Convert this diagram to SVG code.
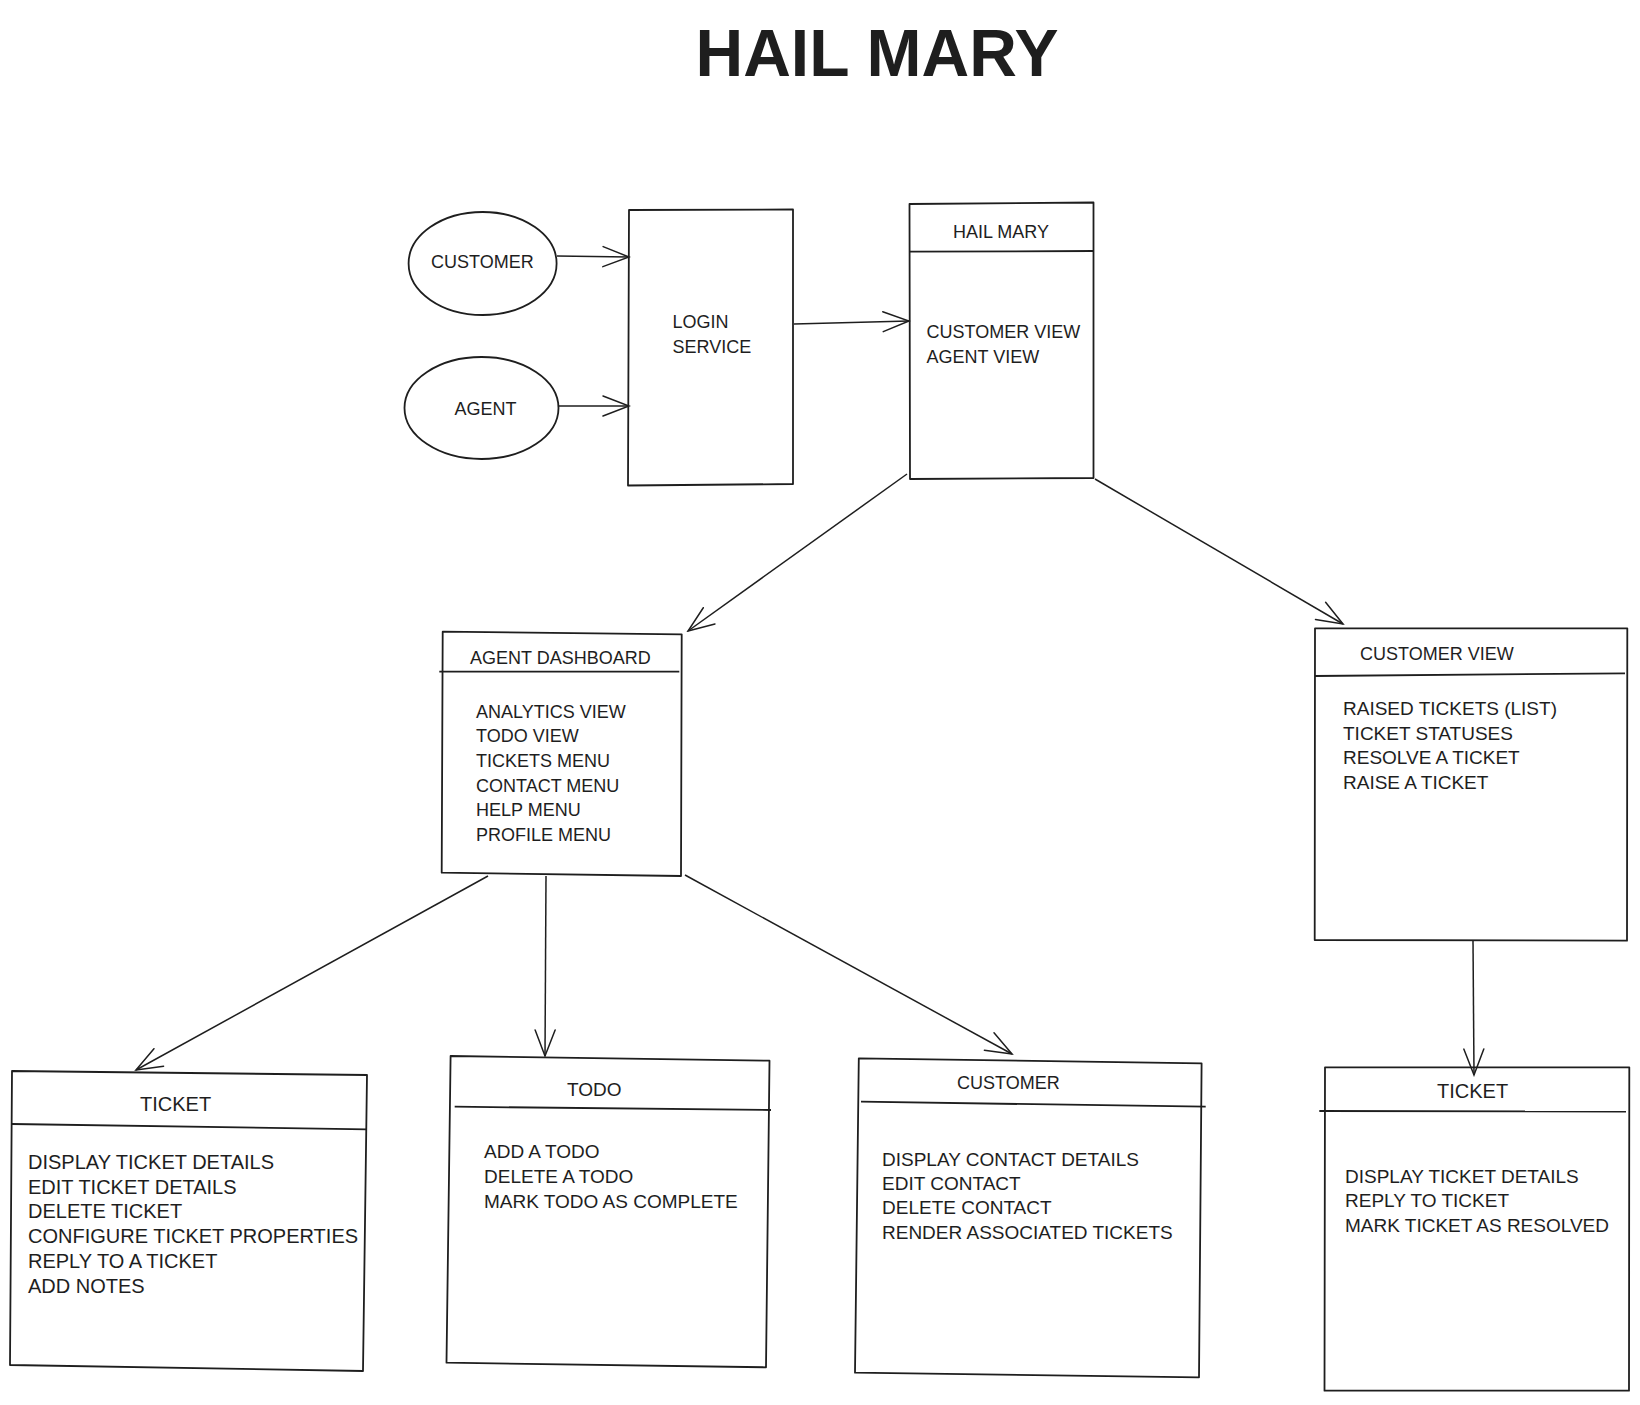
<svg xmlns="http://www.w3.org/2000/svg" width="1640" height="1405" viewBox="0 0 1640 1405">
<style>
.bx{fill:none;stroke:#1e1e1e;stroke-width:1.8;stroke-linejoin:round}
.ln{fill:none;stroke:#1e1e1e;stroke-width:1.5}
text{font-family:"Liberation Sans",Arial,sans-serif;fill:#1e1e1e}
.h{font-size:18px}
.b{font-size:18px}
.b19{font-size:19px}
.b20{font-size:20px}
</style>
<defs>
<marker id="ah" viewBox="-28 -12 30 24" refX="0" refY="0" markerWidth="30" markerHeight="24" markerUnits="userSpaceOnUse" orient="auto">
<path d="M-26,-10 L0,0 L-26,10" fill="none" stroke="#1e1e1e" stroke-width="1.5" stroke-linecap="round"/>
</marker>
</defs>
<rect width="1640" height="1405" fill="#ffffff"/>
<text id="title" x="877" y="76" text-anchor="middle" font-size="66" font-weight="bold">HAIL MARY</text>

<g id="connectors">
<line class="ln" x1="557" y1="256" x2="629" y2="257" marker-end="url(#ah)"/>
<line class="ln" x1="558" y1="406" x2="629" y2="406" marker-end="url(#ah)"/>
<line class="ln" x1="794" y1="324" x2="909" y2="321" marker-end="url(#ah)"/>
<line class="ln" x1="907" y1="474" x2="688" y2="631" marker-end="url(#ah)"/>
<line class="ln" x1="1095" y1="479" x2="1343" y2="624" marker-end="url(#ah)"/>
<line class="ln" x1="488" y1="876" x2="136" y2="1070" marker-end="url(#ah)"/>
<line class="ln" x1="546" y1="876" x2="545" y2="1056" marker-end="url(#ah)"/>
<line class="ln" x1="685" y1="875" x2="1012" y2="1054" marker-end="url(#ah)"/>
<line class="ln" x1="1473" y1="940" x2="1474" y2="1075" marker-end="url(#ah)"/>
</g>

<g id="customer-actor">
<ellipse class="bx" cx="482.6" cy="263.5" rx="74" ry="51.5"/>
<text class="h" x="431" y="268">CUSTOMER</text>
</g>
<g id="agent-actor">
<ellipse class="bx" cx="481.5" cy="408" rx="77" ry="51"/>
<text class="h" x="454.6" y="415">AGENT</text>
</g>
<g id="login-service">
<path class="bx" d="M629,210 L793,209.5 L793,484 L628,485.5 Z"/>
<text class="h" x="672.6" y="328">LOGIN</text>
<text class="h" x="672.6" y="353">SERVICE</text>
</g>
<g id="hail-mary">
<path class="bx" d="M909.5,204 L1093.5,202.5 L1093.5,478 L910,479 Z"/>
<line class="bx" x1="910" y1="251.7" x2="1093.5" y2="251"/>
<text class="h" x="953" y="238">HAIL MARY</text>
<text class="b" x="926.5" y="338">CUSTOMER VIEW</text>
<text class="b" x="926.5" y="363">AGENT VIEW</text>
</g>
<g id="agent-dashboard">
<path class="bx" d="M442.7,631.7 L681.7,634.3 L681,876 L441.7,872.7 Z"/>
<line class="bx" x1="439.3" y1="671.7" x2="679.3" y2="671.7"/>
<text class="h" x="470" y="664">AGENT DASHBOARD</text>
<text class="b" x="476" y="718">ANALYTICS VIEW</text>
<text class="b" x="476" y="742">TODO VIEW</text>
<text class="b" x="476" y="767">TICKETS MENU</text>
<text class="b" x="476" y="792">CONTACT MENU</text>
<text class="b" x="476" y="816">HELP MENU</text>
<text class="b" x="476" y="841">PROFILE MENU</text>
</g>
<g id="customer-view">
<path class="bx" d="M1315,628.3 L1627.3,628.3 L1627,940.7 L1314.7,940 Z"/>
<line class="bx" x1="1315" y1="676" x2="1625" y2="673.3"/>
<text class="h" x="1360" y="660">CUSTOMER VIEW</text>
<text class="b19" x="1343" y="715">RAISED TICKETS (LIST)</text>
<text class="b19" x="1343" y="739.5">TICKET STATUSES</text>
<text class="b19" x="1343" y="764">RESOLVE A TICKET</text>
<text class="b19" x="1343" y="788.5">RAISE A TICKET</text>
</g>
<g id="ticket-agent">
<path class="bx" d="M12,1071 L367,1075 L363,1371 L10,1365 Z"/>
<line class="bx" x1="12" y1="1124" x2="367" y2="1129.3"/>
<text class="b20" x="140" y="1111">TICKET</text>
<text class="b20" x="28" y="1169">DISPLAY TICKET DETAILS</text>
<text class="b20" x="28" y="1194">EDIT TICKET DETAILS</text>
<text class="b20" x="28" y="1218">DELETE TICKET</text>
<text class="b20" x="28" y="1243">CONFIGURE TICKET PROPERTIES</text>
<text class="b20" x="28" y="1268">REPLY TO A TICKET</text>
<text class="b20" x="28" y="1293">ADD NOTES</text>
</g>
<g id="todo">
<path class="bx" d="M450.6,1056 L769.5,1060.7 L766,1367.3 L446.5,1362.7 Z"/>
<line class="bx" x1="454.7" y1="1106.7" x2="771" y2="1110"/>
<text class="b19" x="567" y="1096">TODO</text>
<text class="b19" x="484" y="1158">ADD A TODO</text>
<text class="b19" x="484" y="1183">DELETE A TODO</text>
<text class="b19" x="484" y="1208">MARK TODO AS COMPLETE</text>
</g>
<g id="customer">
<path class="bx" d="M858.8,1058.3 L1201.6,1063.3 L1199,1377.3 L855,1372.7 Z"/>
<line class="bx" x1="861" y1="1101.7" x2="1205.7" y2="1106.7"/>
<text class="h" x="957" y="1089">CUSTOMER</text>
<text class="b19" x="882" y="1166">DISPLAY CONTACT DETAILS</text>
<text class="b19" x="882" y="1190">EDIT CONTACT</text>
<text class="b19" x="882" y="1214">DELETE CONTACT</text>
<text class="b19" x="882" y="1239">RENDER ASSOCIATED TICKETS</text>
</g>
<g id="ticket-customer">
<path class="bx" d="M1325,1067.3 L1629.3,1067.3 L1629,1390.7 L1324.5,1390.7 Z"/>
<line class="bx" x1="1319.3" y1="1111" x2="1626" y2="1111.5"/>
<text class="b20" x="1437" y="1098">TICKET</text>
<text class="b19" x="1345" y="1183">DISPLAY TICKET DETAILS</text>
<text class="b19" x="1345" y="1207">REPLY TO TICKET</text>
<text class="b19" x="1345" y="1232">MARK TICKET AS RESOLVED</text>
</g>
</svg>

§ **WRITTEN REQUEST**
Copy every line of the data exactly as written, excluding the pictures.

§ **ANSWER TO THIS EXERCISE**
Convert this diagram to SVG code.
<svg xmlns="http://www.w3.org/2000/svg" width="1640" height="1405" viewBox="0 0 1640 1405">
<style>
.bx{fill:none;stroke:#1e1e1e;stroke-width:1.8;stroke-linejoin:round}
.ln{fill:none;stroke:#1e1e1e;stroke-width:1.5}
text{font-family:"Liberation Sans",Arial,sans-serif;fill:#1e1e1e}
.h{font-size:18px}
.b{font-size:18px}
.b19{font-size:19px}
.b20{font-size:20px}
</style>
<defs>
<marker id="ah" viewBox="-28 -12 30 24" refX="0" refY="0" markerWidth="30" markerHeight="24" markerUnits="userSpaceOnUse" orient="auto">
<path d="M-26,-10 L0,0 L-26,10" fill="none" stroke="#1e1e1e" stroke-width="1.5" stroke-linecap="round"/>
</marker>
</defs>
<rect width="1640" height="1405" fill="#ffffff"/>
<text id="title" x="877" y="76" text-anchor="middle" font-size="66" font-weight="bold">HAIL MARY</text>

<g id="connectors">
<line class="ln" x1="557" y1="256" x2="629" y2="257" marker-end="url(#ah)"/>
<line class="ln" x1="558" y1="406" x2="629" y2="406" marker-end="url(#ah)"/>
<line class="ln" x1="794" y1="324" x2="909" y2="321" marker-end="url(#ah)"/>
<line class="ln" x1="907" y1="474" x2="688" y2="631" marker-end="url(#ah)"/>
<line class="ln" x1="1095" y1="479" x2="1343" y2="624" marker-end="url(#ah)"/>
<line class="ln" x1="488" y1="876" x2="136" y2="1070" marker-end="url(#ah)"/>
<line class="ln" x1="546" y1="876" x2="545" y2="1056" marker-end="url(#ah)"/>
<line class="ln" x1="685" y1="875" x2="1012" y2="1054" marker-end="url(#ah)"/>
<line class="ln" x1="1473" y1="940" x2="1474" y2="1075" marker-end="url(#ah)"/>
</g>

<g id="customer-actor">
<ellipse class="bx" cx="482.6" cy="263.5" rx="74" ry="51.5"/>
<text class="h" x="431" y="268">CUSTOMER</text>
</g>
<g id="agent-actor">
<ellipse class="bx" cx="481.5" cy="408" rx="77" ry="51"/>
<text class="h" x="454.6" y="415">AGENT</text>
</g>
<g id="login-service">
<path class="bx" d="M629,210 L793,209.5 L793,484 L628,485.5 Z"/>
<text class="h" x="672.6" y="328">LOGIN</text>
<text class="h" x="672.6" y="353">SERVICE</text>
</g>
<g id="hail-mary">
<path class="bx" d="M909.5,204 L1093.5,202.5 L1093.5,478 L910,479 Z"/>
<line class="bx" x1="910" y1="251.7" x2="1093.5" y2="251"/>
<text class="h" x="953" y="238">HAIL MARY</text>
<text class="b" x="926.5" y="338">CUSTOMER VIEW</text>
<text class="b" x="926.5" y="363">AGENT VIEW</text>
</g>
<g id="agent-dashboard">
<path class="bx" d="M442.7,631.7 L681.7,634.3 L681,876 L441.7,872.7 Z"/>
<line class="bx" x1="439.3" y1="671.7" x2="679.3" y2="671.7"/>
<text class="h" x="470" y="664">AGENT DASHBOARD</text>
<text class="b" x="476" y="718">ANALYTICS VIEW</text>
<text class="b" x="476" y="742">TODO VIEW</text>
<text class="b" x="476" y="767">TICKETS MENU</text>
<text class="b" x="476" y="792">CONTACT MENU</text>
<text class="b" x="476" y="816">HELP MENU</text>
<text class="b" x="476" y="841">PROFILE MENU</text>
</g>
<g id="customer-view">
<path class="bx" d="M1315,628.3 L1627.3,628.3 L1627,940.7 L1314.7,940 Z"/>
<line class="bx" x1="1315" y1="676" x2="1625" y2="673.3"/>
<text class="h" x="1360" y="660">CUSTOMER VIEW</text>
<text class="b19" x="1343" y="715">RAISED TICKETS (LIST)</text>
<text class="b19" x="1343" y="739.5">TICKET STATUSES</text>
<text class="b19" x="1343" y="764">RESOLVE A TICKET</text>
<text class="b19" x="1343" y="788.5">RAISE A TICKET</text>
</g>
<g id="ticket-agent">
<path class="bx" d="M12,1071 L367,1075 L363,1371 L10,1365 Z"/>
<line class="bx" x1="12" y1="1124" x2="367" y2="1129.3"/>
<text class="b20" x="140" y="1111">TICKET</text>
<text class="b20" x="28" y="1169">DISPLAY TICKET DETAILS</text>
<text class="b20" x="28" y="1194">EDIT TICKET DETAILS</text>
<text class="b20" x="28" y="1218">DELETE TICKET</text>
<text class="b20" x="28" y="1243">CONFIGURE TICKET PROPERTIES</text>
<text class="b20" x="28" y="1268">REPLY TO A TICKET</text>
<text class="b20" x="28" y="1293">ADD NOTES</text>
</g>
<g id="todo">
<path class="bx" d="M450.6,1056 L769.5,1060.7 L766,1367.3 L446.5,1362.7 Z"/>
<line class="bx" x1="454.7" y1="1106.7" x2="771" y2="1110"/>
<text class="b19" x="567" y="1096">TODO</text>
<text class="b19" x="484" y="1158">ADD A TODO</text>
<text class="b19" x="484" y="1183">DELETE A TODO</text>
<text class="b19" x="484" y="1208">MARK TODO AS COMPLETE</text>
</g>
<g id="customer">
<path class="bx" d="M858.8,1058.3 L1201.6,1063.3 L1199,1377.3 L855,1372.7 Z"/>
<line class="bx" x1="861" y1="1101.7" x2="1205.7" y2="1106.7"/>
<text class="h" x="957" y="1089">CUSTOMER</text>
<text class="b19" x="882" y="1166">DISPLAY CONTACT DETAILS</text>
<text class="b19" x="882" y="1190">EDIT CONTACT</text>
<text class="b19" x="882" y="1214">DELETE CONTACT</text>
<text class="b19" x="882" y="1239">RENDER ASSOCIATED TICKETS</text>
</g>
<g id="ticket-customer">
<path class="bx" d="M1325,1067.3 L1629.3,1067.3 L1629,1390.7 L1324.5,1390.7 Z"/>
<line class="bx" x1="1319.3" y1="1111" x2="1626" y2="1111.5"/>
<text class="b20" x="1437" y="1098">TICKET</text>
<text class="b19" x="1345" y="1183">DISPLAY TICKET DETAILS</text>
<text class="b19" x="1345" y="1207">REPLY TO TICKET</text>
<text class="b19" x="1345" y="1232">MARK TICKET AS RESOLVED</text>
</g>
</svg>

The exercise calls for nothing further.